De handel met dit gebied was zo belang­rijk geworden dat hij vaak de “moeder­negotie” werd genoemd. Die handel was zelfs voorname­lijk verant­woorde­lijk voor de Amsterdamse wel­vaart, ook gedurende de zo­genaamde Gouden Eeuw. De welvaart kwam eigenlijk niet zozeer van de V.O.C. als wel van de vaart op de Oost­zee. De eerste reizen naar Oost-Indië werden zelfs gefinancierd met geld uit de Oostzee­handel.

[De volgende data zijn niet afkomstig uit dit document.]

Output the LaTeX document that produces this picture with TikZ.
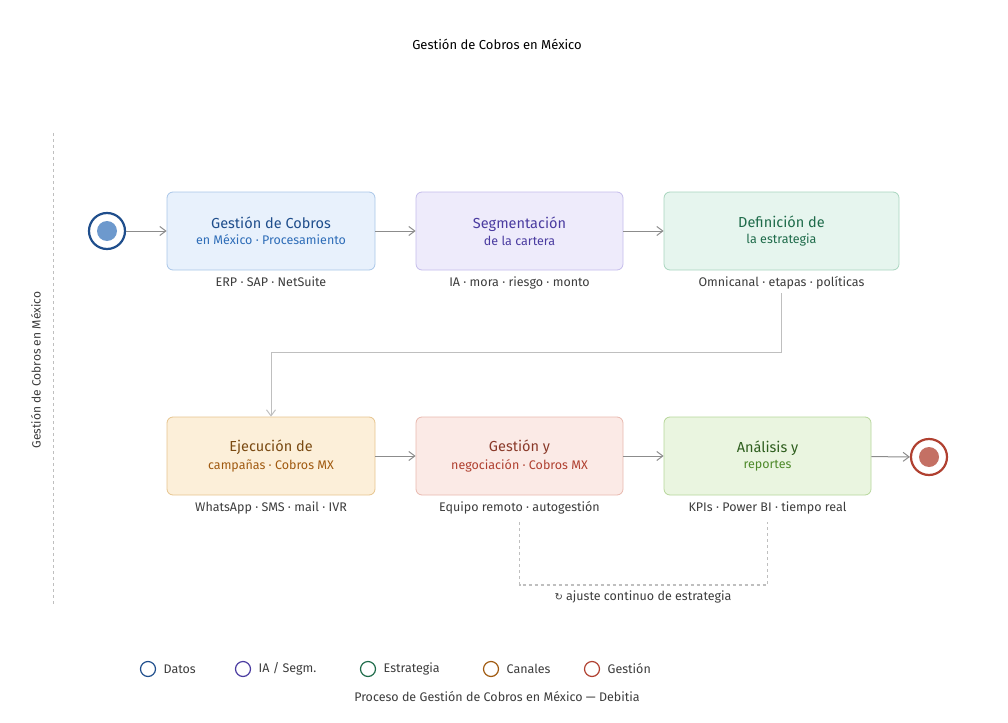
\documentclass[tikz,border=0pt]{standalone}
\usepackage{fontspec}
\setmainfont{Fira Sans}
\usetikzlibrary{positioning,arrows.meta,calc}
\definecolor{lineg}{RGB}{140,140,140}
\definecolor{txt}{RGB}{60,60,60}
\definecolor{bfill}{RGB}{232,241,252}\definecolor{bdraw}{RGB}{169,198,232}\definecolor{btit}{RGB}{31,78,140}\definecolor{bsub}{RGB}{46,109,184}
\definecolor{pfill}{RGB}{238,235,251}\definecolor{pdraw}{RGB}{196,188,235}\definecolor{ptit}{RGB}{74,59,160}
\definecolor{gfill}{RGB}{230,245,238}\definecolor{gdraw}{RGB}{168,213,190}\definecolor{gtit}{RGB}{30,107,74}
\definecolor{ofill}{RGB}{252,239,217}\definecolor{odraw}{RGB}{230,196,142}\definecolor{otit}{RGB}{122,74,18}\definecolor{osub}{RGB}{160,90,16}
\definecolor{rfill}{RGB}{251,234,230}\definecolor{rdraw}{RGB}{232,184,174}\definecolor{rtit}{RGB}{138,58,42}\definecolor{rsub}{RGB}{176,64,48}
\definecolor{lfill}{RGB}{234,245,224}\definecolor{ldraw}{RGB}{182,214,154}\definecolor{ltit}{RGB}{46,94,30}\definecolor{lsub}{RGB}{78,138,42}
\tikzset{
  stepbox/.style={draw=#1draw, fill=#1fill, rounded corners=6pt, line width=0.8pt,
    minimum height=78pt, align=center, inner sep=0pt},
  tag/.style={text=txt, font=\fontsize{12.5}{14}\selectfont},
  flow/.style={draw=lineg, line width=1pt, -{Straight Barb[length=6pt,width=9pt]}},
}
\newcommand\stagetxt[3]{{\fontsize{14.5}{17}\selectfont\color{#1tit}#2}\\[4pt]{\fontsize{12.5}{14}\selectfont\color{#1sub}#3}}
\colorlet{psub}{ptit}\colorlet{gsub}{gtit}

\begin{document}
\begin{tikzpicture}[x=1pt,y=-1pt]
\useasboundingbox (0,0) rectangle (1008,722);
\node[text=black, font=\fontsize{13}{15}\selectfont] (title) at (497,44) {Gestión de Cobros en México};

\draw[lightgray, dashed, line width=0.8pt] (53,133) -- (53,605);
\node[rotate=90, text=txt, font=\fontsize{12}{14}\selectfont] (lane) at (36,370) {Gestión de Cobros en México};

% first row
\node[stepbox=b, minimum width=208pt] (s1) at (271,231) {\stagetxt{b}{Gestión de Cobros}{en México · Procesamiento}};
\node[stepbox=p, minimum width=207pt] (s2) at (519.5,231) {\stagetxt{p}{Segmentación}{de la cartera}};
\node[stepbox=g, minimum width=235pt] (s3) at (781.5,231) {\stagetxt{g}{Definición de}{la estrategia}};
% second row
\node[stepbox=o, minimum width=208pt] (s4) at (271,456) {\stagetxt{o}{Ejecución de}{campañas · Cobros MX}};
\node[stepbox=r, minimum width=207pt] (s5) at (519.5,456) {\stagetxt{r}{Gestión y}{negociación · Cobros MX}};
\node[stepbox=l, minimum width=207pt] (s6) at (767.5,456) {\stagetxt{l}{Análisis y}{reportes}};

\node[tag, below=3pt of s1] (t1) {ERP · SAP · NetSuite};
\node[tag, below=3pt of s2] (t2) {IA · mora · riesgo · monto};
\node[tag, below=3pt of s3] (t3) {Omnicanal · etapas · políticas};
\node[tag, below=3pt of s4] (t4) {WhatsApp · SMS · mail · IVR};
\node[tag, below=3pt of s5] (t5) {Equipo remoto · autogestión};
\node[tag, below=3pt of s6] (t6) {KPIs · Power BI · tiempo real};

\node[circle, draw=btit, line width=2.2pt, fill=white, minimum size=36pt, inner sep=0pt] (start) at (107,231) {};
\fill[bsub!70] (start) circle (10pt);
\node[circle, draw=rsub, line width=2.2pt, fill=white, minimum size=36pt, inner sep=0pt] (finish) at (929,457) {};
\fill[rsub!75] (finish) circle (10pt);

\draw[flow] (start) -- (s1);
\draw[flow] (s1) -- (s2);
\draw[flow] (s2) -- (s3);
\draw[flow, draw=lightgray] (t3.south -| s3) -- ++(0,59) -| (s4.north);
\draw[flow] (s4) -- (s5);
\draw[flow] (s5) -- (s6);
\draw[flow] (s6) -- (finish);

% feedback loop
\coordinate (fb) at (643,585);
\draw[lightgray, dashed, line width=1.2pt] ($(t5.south)+(0,4)$) |- (fb) -| ($(t6.south)+(0,4)$);
\node[tag, below=2pt of fb] (loop) {\fontspec{DejaVu Sans}\fontsize{10}{12}\selectfont ↻\fontspec{Fira Sans}\fontsize{12.5}{14}\selectfont{} ajuste continuo de estrategia};

% legend
\foreach \x/\c/\t [count=\i] in {148/btit/Datos, 243/ptit/{IA / Segm.}, 368/gtit/Estrategia, 491/osub/Canales, 592/rsub/Gestión}{
  \node[circle, draw=\c, line width=1.2pt, minimum size=15pt, inner sep=0pt] (k\i) at (\x,669) {};
  \node[tag, right=4pt of k\i] (kt\i) {\t};
}
\node[tag] (caption) at (497,697) {Proceso de Gestión de Cobros en México — Debitia};
\end{tikzpicture}
\end{document}
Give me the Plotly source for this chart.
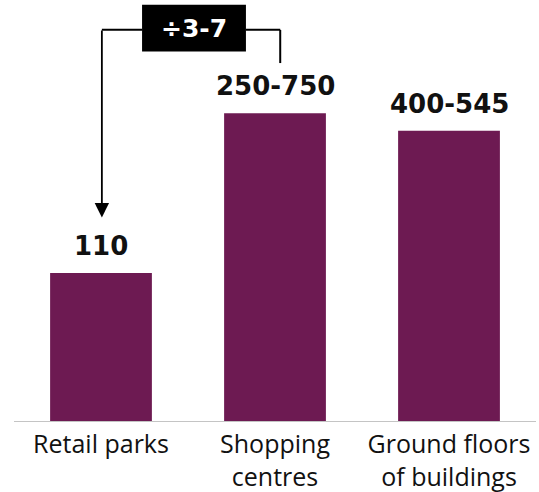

Nederlandse kogge uit Kampen in de haven van Bremerhaven, Duitsland, 2008

Een Nederlandse kogge uit Kampen in de haven van Bremer­haven, Duitsland, 2008.
De Kamper Kogge is een historisch accurate replica van een wrak uit 1336, 22 meter lang. Ontdekt in de Flevopolder, herbouwd met Middeleeuwse technieken van 1994 to 1998. In de Middeleeuwen had de bouw zo’n 4 maanden geduurd.

Hulkschepen

Tegen de tijd van de Gouden Eeuw (ruwweg van 1581 tot 1672) waren de koggen al groten­deels vervangen door modernere schepen, maar de kogge als symbool van de handel werd wel op zegels gebruikt. Maar in de praktijk werden de koggen vanaf de 15e eeuw uit­gefaseerd voor een ander scheeps­type, de hulk. Deze schepen voeren op Engeland (wol, tin en kolen), op Frankrijk (zout, wijn en zuid­vruchten) en op Brugge (wol en linnen).